Our experiment epic template covers the majority of the points to be made on this topic. Here we'll just highlight a few of the key points.

  • The phases should exactly follow the steps of the machine learning lifecycle.
    • Since the experimentation phase may not result in any code being contributed, it is simply closed with a comment on the issue noting the general direction of the experiment.
    • Beginning with the documentation step, each step has tangible outcomes that should result in pull requests.
  • The success criteria should be pulled straight from the service specification that was worked on in collaboration with product.
  • Time boxing the experimentation step is encouraged, to avoid rabbit holes.
    • As discussed in a previous article, the time alloted for the first post-benchmark version should be shorter than the rest.

Making Epic Issues

Each phase of the epic is then broken out into its own issue. The content should be a cut-and-paste of the corresponding Phase from the epic, and the checklist items should be checked off as they are completed. The title should be formatted like so:

[Service] [MajorVersion MinorVersion] Step name

For example:

[Housing] [V1 M1] Training Module

All issues should be tagged "Platform & Productivity" using the GitHub label, for visibility.

Dividing Ops and Modeling Work

Ops work -- changes to Paystone packages, infrastructure code, the CLI, documentation, or auxiliary services -- should be tagged with the "MLOps" Github label for separation.

Ops epics have no template currently, and they of course do not follow the same phases as machine learning experiments. Given their much broader classification, a unified definition of phases is unlikely to ever exist.

Conventions

Branch Naming

Branches should be named after the issues they are opened to work on. For example, a branch for issue #999 would be titled issue-999.

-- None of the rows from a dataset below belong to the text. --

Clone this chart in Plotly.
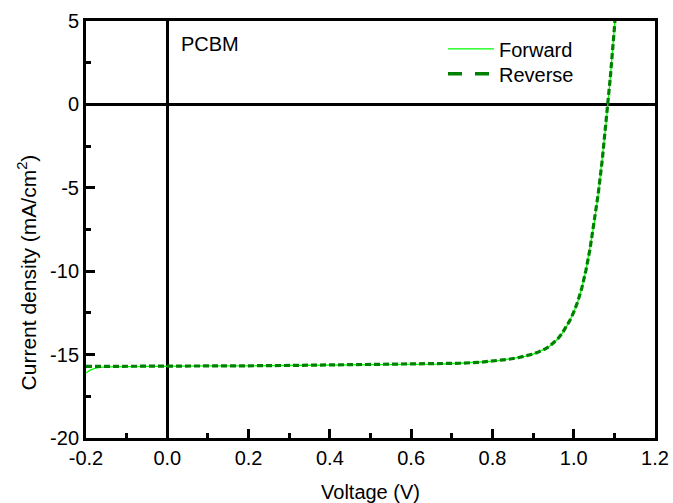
import plotly.graph_objects as go

# J-V sweep of the PCBM device (voltage in V, current density in mA/cm^2)
voltage = [-0.2, -0.19, -0.18, -0.17, -0.15, -0.1, 0.0, 0.1, 0.2, 0.3, 0.4, 0.5,
           0.6, 0.67, 0.72, 0.77, 0.8, 0.82, 0.84, 0.86, 0.88, 0.9, 0.91, 0.92,
           0.93, 0.94, 0.95, 0.96, 0.97, 0.98, 0.99, 1.0, 1.01, 1.02, 1.03, 1.04,
           1.05, 1.06, 1.07, 1.08, 1.09, 1.1, 1.104]

forward_j = [-16.1, -15.93, -15.84, -15.78, -15.74, -15.72, -15.70, -15.68, -15.67,
             -15.65, -15.63, -15.61, -15.59, -15.57, -15.52, -15.46, -15.40, -15.35,
             -15.28, -15.20, -15.10, -14.97, -14.88, -14.78, -14.66, -14.51, -14.32,
             -14.08, -13.78, -13.42, -12.98, -12.46, -11.82, -11.0, -9.95, -8.68,
             -7.18, -5.42, -3.38, -1.05, 1.6, 4.55, 5.8]

reverse_j = [-15.71, -15.71, -15.71, -15.71, -15.71, -15.71, -15.70, -15.68, -15.67,
             -15.65, -15.63, -15.61, -15.59, -15.57, -15.52, -15.46, -15.40, -15.35,
             -15.28, -15.20, -15.10, -14.97, -14.88, -14.78, -14.66, -14.51, -14.32,
             -14.08, -13.78, -13.42, -12.98, -12.46, -11.82, -11.0, -9.95, -8.68,
             -7.18, -5.42, -3.38, -1.05, 1.6, 4.55, 5.8]

x_ticks = [-0.2, 0.0, 0.2, 0.4, 0.6, 0.8, 1.0, 1.2]
x_tick_text = ["-0.2", "0.0", "0.2", "0.4", "0.6", "0.8", "1.0", "1.2"]
y_ticks = [-20, -15, -10, -5, 0, 5]
y_tick_text = ["-20", "-15", "-10", "-5", "0", "5"]

FONT = "Liberation Sans, Arial, sans-serif"
FWD_COLOR = "#00ff00"
REV_COLOR = "#008000"

fig = go.Figure()
fig.add_trace(go.Scatter(
    x=voltage, y=forward_j, name="Forward", mode="lines",
    line=dict(color=FWD_COLOR, width=1.3), legend="legend",
))
fig.add_trace(go.Scatter(
    x=voltage, y=reverse_j, name="Reverse", mode="lines",
    line=dict(color=REV_COLOR, width=3.2, dash="6px,3px"), showlegend=False,
))
# legend key for the reverse sweep, drawn with a longer dash
fig.add_trace(go.Scatter(
    x=[None], y=[None], name="Reverse", mode="lines",
    line=dict(color=REV_COLOR, width=3.5, dash="14px,13px"), legend="legend2",
))

fig.add_annotation(
    x=0.03, y=3.6, xref="x", yref="y", text="PCBM", showarrow=False,
    xanchor="left", yanchor="middle", font=dict(family=FONT, size=20, color="black"),
)
fig.add_annotation(
    x=-0.103, y=0.398, xref="paper", yref="paper",
    text="Current density (mA/cm<sup>2</sup>)", showarrow=False, textangle=-90,
    xanchor="center", yanchor="middle", font=dict(family=FONT, size=21, color="black"),
)

axis_common = dict(
    showline=True, linecolor="black", linewidth=3, mirror=True,
    ticks="inside", ticklen=9, tickwidth=2.5, tickcolor="black",
    showgrid=False, zeroline=True, zerolinecolor="black", zerolinewidth=3,
    tickfont=dict(family=FONT, size=20, color="black"), automargin=False,
)

fig.update_xaxes(
    range=[-0.2, 1.2], tickvals=x_ticks, ticktext=x_tick_text,
    minor=dict(ticks="inside", ticklen=5, tickwidth=2.5, tickcolor="black", dtick=0.1),
    title=dict(text="Voltage (V)", font=dict(family=FONT, size=20, color="black"), standoff=17),
    **axis_common,
)
fig.update_yaxes(
    range=[-20, 5], tickvals=y_ticks, ticktext=y_tick_text,
    minor=dict(ticks="inside", ticklen=5, tickwidth=2.5, tickcolor="black", dtick=2.5),
    **axis_common,
)

legend_common = dict(
    xanchor="left", yanchor="top", bgcolor="rgba(0,0,0,0)", borderwidth=0,
    font=dict(family=FONT, size=20, color="black"), itemwidth=46,
)

fig.update_layout(
    width=673, height=503,
    margin=dict(l=86, r=18, t=21, b=65),
    paper_bgcolor="white", plot_bgcolor="white",
    showlegend=True,
    legend=dict(x=0.6274, y=0.98, **legend_common),
    legend2=dict(x=0.6274, y=0.92, **legend_common),
)

fig.write_html("out.html")
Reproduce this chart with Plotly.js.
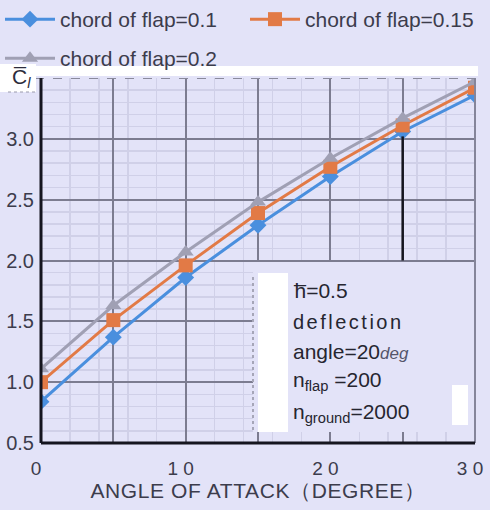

This naming convention encourages engineers to work on exactly one issue at a time, and to avoid ever beginning work without opening a related issue.

Pull Request Naming and Body

Pull requests should be named after the issue which they are closing. For example, a pull request opened to merge a branch named issue-999 into master would be called Issue 999.

The first line of the body of any pull request should be "Closes #[issue number]".

The rest of the body should be a point-form explanation of the changes made in the pull request, and any notes for the reviewer. There is no template for this.

Use of Draft PRs

Pull requests should be opened in draft mode by default, and only marked "ready for review" once all of the CI checks have passed. This avoids potential wasted time as reviewers begin reviewing code that turns out to not be passing all tests.

Draft PRs should be opened only once all of the checklist items of the associated issue, if there are any, are completed.